▶ _What you are asked to do_
Leave the pictures out and quote every line from the start of the listing to the line with "type Part = [string, boolean?];", inclusive.

▶ _Data section_
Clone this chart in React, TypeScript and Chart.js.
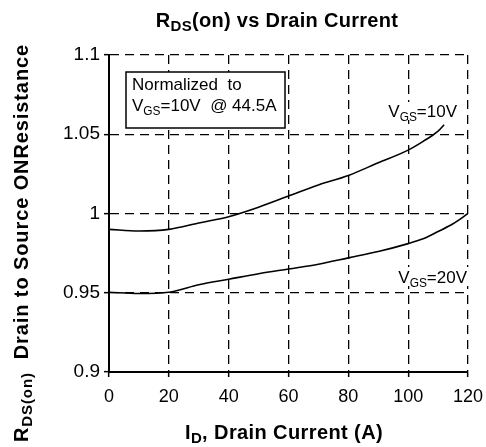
import React, { useEffect, useRef } from 'react';
import { Chart, registerables } from 'chart.js';

Chart.register(...registerables);

const FONT = '"Liberation Sans", Arial, sans-serif';

// Axis ticks
const xTickValues = [0, 20, 40, 60, 80, 100, 120];
const xTickLabels = ['0', '20', '40', '60', '80', '100', '120'];
const yTickValues = [0.9, 0.95, 1, 1.05, 1.1];
const yTickLabels = ['0.9', '0.95', '1', '1.05', '1.1'];

// VGS = 10V curve
const id10 = [0, 10, 20, 30, 40, 50, 60, 70, 80, 90, 100, 105, 110, 112];
const r10 = [0.990, 0.989, 0.990, 0.994, 0.998, 1.004, 1.011, 1.018, 1.024, 1.032, 1.040, 1.0455, 1.052, 1.056];

// VGS = 20V curve
const id20 = [0, 10, 20, 30, 40, 50, 60, 70, 80, 90, 100, 105, 110, 115, 120];
const r20 = [0.9503, 0.9495, 0.9503, 0.955, 0.9585, 0.962, 0.965, 0.968, 0.972, 0.976, 0.981, 0.984, 0.9886, 0.9935, 1.0];

type Part = [string, boolean?];

function drawRich(
  ctx: CanvasRenderingContext2D,
  parts: Part[],
  x: number,
  y: number,
  size: number,
  weight: string,
  align: 'left' | 'center' | 'right',
  spacing = 0,
  subScale = 0.7
) {
  ctx.save();
  ctx.textBaseline = 'alphabetic';
  ctx.textAlign = 'left';
  ctx.fillStyle = '#000';
  (ctx as any).letterSpacing = spacing + 'px';
  const sizes = parts.map((p) => (p[1] ? size * subScale : size));
  const widths = parts.map((p, i) => {
    ctx.font = `${weight} ${sizes[i]}px ${FONT}`;
    return ctx.measureText(p[0]).width;
  });
  const total = widths.reduce((a, b) => a + b, 0);
  let cx = align === 'center' ? x - total / 2 : align === 'right' ? x - total : x;
  parts.forEach((p, i) => {
    ctx.font = `${weight} ${sizes[i]}px ${FONT}`;
    ctx.fillText(p[0], cx, y + (p[1] ? size * 0.22 : 0));
    cx += widths[i];
  });
  ctx.restore();
  return total;
}

const textPlugin = {
  id: 'textPlugin',
  beforeDatasetsDraw(chart: any) {
    const ctx: CanvasRenderingContext2D = chart.ctx;
    // Normalized box
    ctx.save();
    ctx.fillStyle = '#fff';
    ctx.fillRect(126, 72, 159, 56);
    ctx.strokeStyle = '#000';
    ctx.lineWidth = 1.5;
    ctx.strokeRect(126, 72, 159, 56);
    ctx.restore();
    drawRich(ctx, [['Normalized  to']], 132, 89.5, 17, 'normal', 'left');
    drawRich(ctx, [['V'], ['GS', true], ['=10V  @ 44.5A']], 132, 111, 17, 'normal', 'left');

    // Curve labels with white background
    ctx.save();
    ctx.fillStyle = '#fff';
    ctx.fillRect(384, 102, 76, 18);
    ctx.fillRect(394, 267, 76, 19);
    ctx.restore();
    drawRich(ctx, [['V'], ['GS', true], ['=10V']], 457, 117, 17, 'normal', 'right');
    drawRich(ctx, [['V'], ['GS', true], ['=20V']], 467, 283, 17, 'normal', 'right');
  },
  afterDraw(chart: any) {
    const ctx: CanvasRenderingContext2D = chart.ctx;
    // Title
    drawRich(ctx, [['R'], ['DS', true], ['(on) vs Drain Current']], 277, 27, 20, 'bold', 'center', 0.3, 0.75);
    // X title
    drawRich(ctx, [['I'], ['D', true], [', Drain Current (A)']], 284, 439, 20, 'bold', 'center', 0.4, 0.75);
    // Y title
    ctx.save();
    ctx.translate(28, 243);
    ctx.rotate(-Math.PI / 2);
    drawRich(ctx, [['R'], ['DS(on)', true], ['  Drain to Source ONResistance']], 0, 0, 20, 'bold', 'center', 0.9, 0.75);
    ctx.restore();
  },
};

export default function App() {
  const ref = useRef<HTMLCanvasElement | null>(null);

  useEffect(() => {
    document.body.style.margin = '0';
    const canvas = ref.current;
    if (!canvas) return;
    const gridCommon = {
      color: '#000',
      lineWidth: 1.3,
      drawTicks: true,
      tickLength: 5,
      tickWidth: 1.5,
      tickColor: '#000',
      tickBorderDash: [],
    };
    const chart = new Chart(canvas, {
      type: 'line',
      data: {
        datasets: [
          {
            label: 'VGS=10V',
            data: id10.map((x, i) => ({ x, y: r10[i] })),
            borderColor: '#000',
            borderWidth: 1.6,
            pointRadius: 0,
            cubicInterpolationMode: 'monotone',
            fill: false,
          },
          {
            label: 'VGS=20V',
            data: id20.map((x, i) => ({ x, y: r20[i] })),
            borderColor: '#000',
            borderWidth: 1.6,
            pointRadius: 0,
            cubicInterpolationMode: 'monotone',
            fill: false,
          },
        ],
      },
      options: {
        animation: false,
        responsive: false,
        devicePixelRatio: 1,
        layout: { padding: { top: 55, right: 18, left: 0, bottom: 0 } },
        plugins: {
          legend: { display: false },
          title: { display: false },
          tooltip: { enabled: false },
        },
        scales: {
          x: {
            type: 'linear',
            min: 0,
            max: 120,
            afterBuildTicks: (scale: any) => {
              scale.ticks = xTickValues.map((v) => ({ value: v }));
            },
            afterFit: (scale: any) => {
              scale.height = 75;
              scale.paddingLeft = 0;
              scale.paddingRight = 0;
            },
            ticks: {
              autoSkip: false,
              maxRotation: 0,
              padding: 9,
              color: '#000',
              font: { family: FONT, size: 18 },
              callback: (_v: any, i: number) => xTickLabels[i],
            },
            grid: gridCommon,
            border: { display: true, color: '#000', width: 2, dash: [9, 6] },
          },
          y: {
            type: 'linear',
            min: 0.9,
            max: 1.1,
            afterBuildTicks: (scale: any) => {
              scale.ticks = yTickValues.map((v) => ({ value: v }));
            },
            afterFit: (scale: any) => {
              scale.width = 109;
              scale.paddingTop = 0;
              scale.paddingBottom = 0;
            },
            ticks: {
              autoSkip: false,
              padding: 4,
              color: '#000',
              font: { family: FONT, size: 19 },
              callback: (_v: any, i: number) => yTickLabels[i],
            },
            grid: gridCommon,
            border: { display: true, color: '#000', width: 2, dash: [9, 6] },
          },
        },
      } as any,
      plugins: [textPlugin],
    });
    return () => chart.destroy();
  }, []);

  return (
    <div style={{ position: 'absolute', left: 0, top: 0, width: 486, height: 447, background: '#fff' }}>
      <canvas ref={ref} width={486} height={447} style={{ width: 486, height: 447, display: 'block' }} />
    </div>
  );
}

▶ _Solution for this task_
Clone this chart in React, TypeScript and Chart.js.
import React, { useEffect, useRef } from 'react';
import { Chart, registerables } from 'chart.js';

Chart.register(...registerables);

const FONT = '"Liberation Sans", Arial, sans-serif';

// Axis ticks
const xTickValues = [0, 20, 40, 60, 80, 100, 120];
const xTickLabels = ['0', '20', '40', '60', '80', '100', '120'];
const yTickValues = [0.9, 0.95, 1, 1.05, 1.1];
const yTickLabels = ['0.9', '0.95', '1', '1.05', '1.1'];

// VGS = 10V curve
const id10 = [0, 10, 20, 30, 40, 50, 60, 70, 80, 90, 100, 105, 110, 112];
const r10 = [0.990, 0.989, 0.990, 0.994, 0.998, 1.004, 1.011, 1.018, 1.024, 1.032, 1.040, 1.0455, 1.052, 1.056];

// VGS = 20V curve
const id20 = [0, 10, 20, 30, 40, 50, 60, 70, 80, 90, 100, 105, 110, 115, 120];
const r20 = [0.9503, 0.9495, 0.9503, 0.955, 0.9585, 0.962, 0.965, 0.968, 0.972, 0.976, 0.981, 0.984, 0.9886, 0.9935, 1.0];

type Part = [string, boolean?];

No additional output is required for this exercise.